Value Proposition: The central notion of a business model, the value proposition describes how the business, through its activities, adds value to the consumer or marketplace. The Value proposition binds together the notions of customer demands, required competencies, revenue models and business partnerships. It is a statement from the viewpoint of the target customers that informs everyone "why" the business' products and services are valuable.
Value Stream: A sequence of business processes the boundaries of which are typically defined by business transactions. They represent end-to-end sequences such as "order to cash" or "idea to available product".
Vendor Management: A discipline that enables organizations to control costs, drive service excellence and mitigate risks to gain increased value from their vendors throughout the deal life cycle.
Vendor Risk Management: The process of ensuring that the use of service providers and IT suppliers does not create an unacceptable potential for business disruption or a negative impact on business performance.
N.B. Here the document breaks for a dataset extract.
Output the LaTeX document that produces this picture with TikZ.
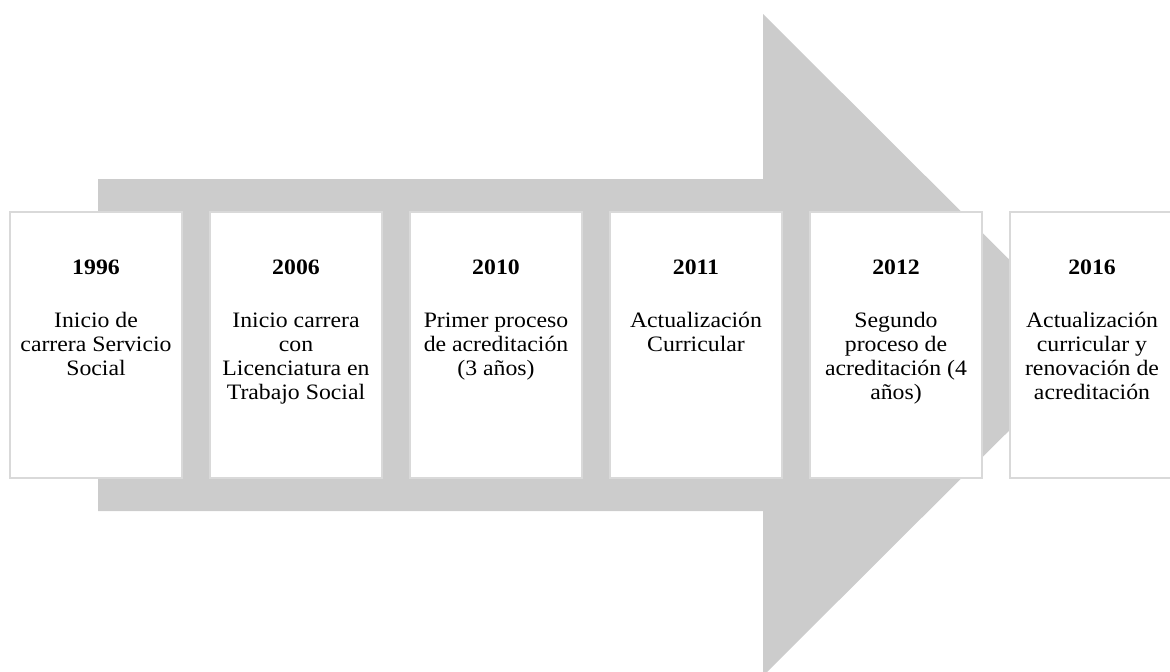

VRM technology supports enterprises that must assess, monitor and manage their risk exposure from third-party suppliers (TPSs) that provide IT products and services, or that have access to enterprise information.
View: The representation of a related set of concerns. A view is what is seen from a viewpoint. An architecture view may be represented by a model to demonstrate to stakeholders their areas of interest in the architecture. A view does not have to be visual or graphical in nature. Reshape your IT with 24 key EA views here.
Web-oriented architecture (WOA): A substyle of service-oriented architecture (SOA) that leverages Web architecture. It emphasizes the generality of interfaces (user interfaces and APIs) via five fundamental generic interface constraints: resource identification (e.g., uniform resource identifier [URI]), manipulation of resources through representations (e.g., HTTP), self-descriptive messages (e.g., Multipurpose Internet Messaging Extensions [MIME] types), hypermedia as the engine of application state (e.g., links) and application neutrality.